Set exercise: Collect all lines from the listing that include the string "matplotlib".

Provided material:
** BEGIN **

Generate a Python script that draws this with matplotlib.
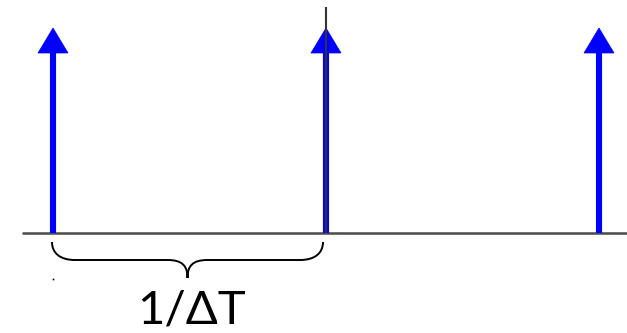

** END **
** BEGIN **

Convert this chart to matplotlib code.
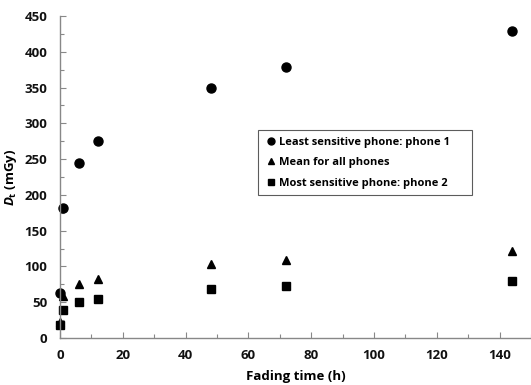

** END **
** BEGIN **

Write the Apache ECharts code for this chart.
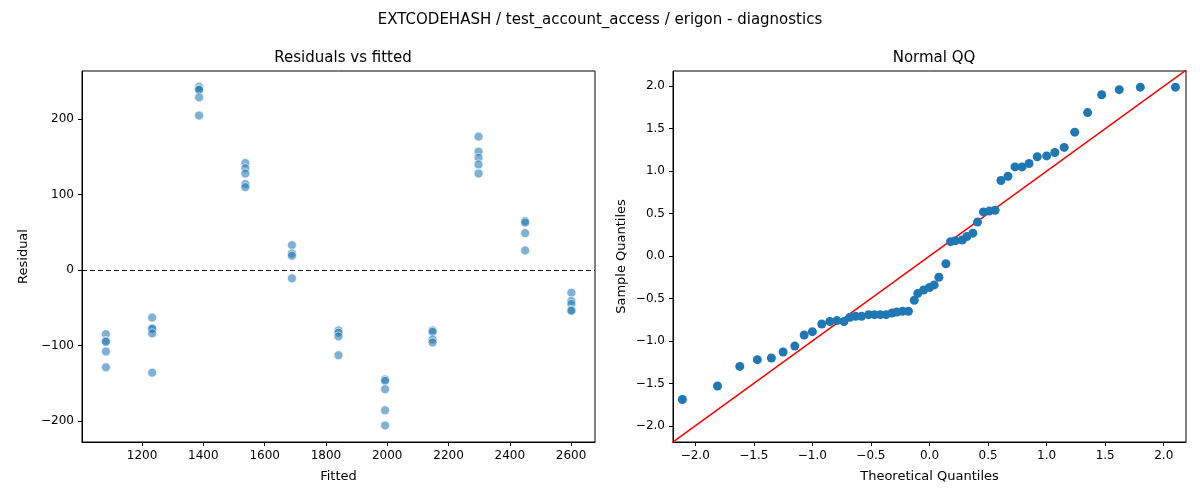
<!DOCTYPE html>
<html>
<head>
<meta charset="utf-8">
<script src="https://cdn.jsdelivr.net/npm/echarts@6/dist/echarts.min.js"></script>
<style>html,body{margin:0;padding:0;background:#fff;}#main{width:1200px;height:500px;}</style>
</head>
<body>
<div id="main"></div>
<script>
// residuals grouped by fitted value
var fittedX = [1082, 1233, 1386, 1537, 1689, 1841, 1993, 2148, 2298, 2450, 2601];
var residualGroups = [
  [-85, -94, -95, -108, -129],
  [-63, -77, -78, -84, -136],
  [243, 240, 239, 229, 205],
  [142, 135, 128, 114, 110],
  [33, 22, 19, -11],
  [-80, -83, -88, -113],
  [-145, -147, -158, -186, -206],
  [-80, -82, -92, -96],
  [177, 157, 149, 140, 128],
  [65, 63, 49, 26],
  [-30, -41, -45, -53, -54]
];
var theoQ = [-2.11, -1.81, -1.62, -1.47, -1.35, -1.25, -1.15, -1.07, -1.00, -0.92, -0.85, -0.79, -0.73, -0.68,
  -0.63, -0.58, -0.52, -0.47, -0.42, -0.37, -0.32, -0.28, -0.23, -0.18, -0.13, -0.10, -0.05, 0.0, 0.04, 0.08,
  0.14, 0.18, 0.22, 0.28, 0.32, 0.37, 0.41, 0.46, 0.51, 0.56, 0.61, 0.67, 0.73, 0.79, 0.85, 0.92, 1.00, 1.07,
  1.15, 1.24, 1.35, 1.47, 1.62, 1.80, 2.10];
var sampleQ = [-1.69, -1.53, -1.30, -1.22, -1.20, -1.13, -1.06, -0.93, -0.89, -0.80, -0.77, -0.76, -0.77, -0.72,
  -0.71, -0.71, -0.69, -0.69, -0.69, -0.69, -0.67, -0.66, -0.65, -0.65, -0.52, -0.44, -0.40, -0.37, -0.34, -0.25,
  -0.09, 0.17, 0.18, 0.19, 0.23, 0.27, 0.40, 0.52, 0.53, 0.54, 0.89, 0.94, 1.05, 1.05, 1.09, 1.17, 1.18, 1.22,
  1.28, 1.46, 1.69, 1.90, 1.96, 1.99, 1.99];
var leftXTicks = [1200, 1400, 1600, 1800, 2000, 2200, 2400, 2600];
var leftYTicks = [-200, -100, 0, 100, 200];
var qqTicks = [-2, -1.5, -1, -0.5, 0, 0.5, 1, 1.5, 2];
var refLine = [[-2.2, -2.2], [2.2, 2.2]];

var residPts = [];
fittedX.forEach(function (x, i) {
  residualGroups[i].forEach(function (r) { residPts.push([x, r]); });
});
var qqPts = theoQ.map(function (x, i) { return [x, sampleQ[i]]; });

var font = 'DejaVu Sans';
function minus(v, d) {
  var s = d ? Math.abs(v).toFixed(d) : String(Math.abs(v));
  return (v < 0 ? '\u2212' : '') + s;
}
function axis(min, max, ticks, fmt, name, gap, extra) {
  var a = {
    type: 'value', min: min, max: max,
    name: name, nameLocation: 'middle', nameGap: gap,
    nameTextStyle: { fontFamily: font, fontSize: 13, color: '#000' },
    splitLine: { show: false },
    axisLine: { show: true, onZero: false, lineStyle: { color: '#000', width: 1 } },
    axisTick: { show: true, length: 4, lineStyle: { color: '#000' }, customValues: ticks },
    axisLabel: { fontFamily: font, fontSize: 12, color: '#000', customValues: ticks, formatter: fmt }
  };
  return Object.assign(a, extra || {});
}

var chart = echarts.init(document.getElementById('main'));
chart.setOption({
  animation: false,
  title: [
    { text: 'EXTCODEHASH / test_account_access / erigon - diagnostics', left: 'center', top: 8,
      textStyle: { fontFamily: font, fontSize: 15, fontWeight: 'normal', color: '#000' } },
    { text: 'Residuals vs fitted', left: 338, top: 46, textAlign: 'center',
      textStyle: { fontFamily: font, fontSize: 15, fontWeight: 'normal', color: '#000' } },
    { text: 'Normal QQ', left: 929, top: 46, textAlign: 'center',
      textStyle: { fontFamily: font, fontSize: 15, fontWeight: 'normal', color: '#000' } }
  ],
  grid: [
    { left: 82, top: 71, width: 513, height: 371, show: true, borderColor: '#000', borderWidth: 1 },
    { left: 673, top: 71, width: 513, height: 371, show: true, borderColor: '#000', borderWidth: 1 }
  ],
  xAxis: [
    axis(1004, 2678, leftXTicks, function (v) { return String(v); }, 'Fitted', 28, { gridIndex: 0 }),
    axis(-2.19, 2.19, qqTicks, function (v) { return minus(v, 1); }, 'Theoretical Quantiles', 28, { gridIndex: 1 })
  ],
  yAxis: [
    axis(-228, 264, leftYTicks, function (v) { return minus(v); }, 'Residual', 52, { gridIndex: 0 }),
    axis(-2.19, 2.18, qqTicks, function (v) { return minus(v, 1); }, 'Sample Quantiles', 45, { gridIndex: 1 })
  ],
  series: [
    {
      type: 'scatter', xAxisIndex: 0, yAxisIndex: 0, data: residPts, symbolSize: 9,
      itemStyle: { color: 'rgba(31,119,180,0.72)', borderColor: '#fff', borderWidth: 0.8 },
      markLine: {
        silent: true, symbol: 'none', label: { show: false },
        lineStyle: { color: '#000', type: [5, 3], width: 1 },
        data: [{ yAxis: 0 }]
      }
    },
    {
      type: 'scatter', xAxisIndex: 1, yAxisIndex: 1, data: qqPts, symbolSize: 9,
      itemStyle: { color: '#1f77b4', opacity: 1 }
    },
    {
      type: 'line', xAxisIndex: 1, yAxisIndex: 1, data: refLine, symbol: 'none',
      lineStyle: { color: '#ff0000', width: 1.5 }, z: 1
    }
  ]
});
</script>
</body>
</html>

** END **

Task result:
Generate a Python script that draws this with matplotlib.
Convert this chart to matplotlib code.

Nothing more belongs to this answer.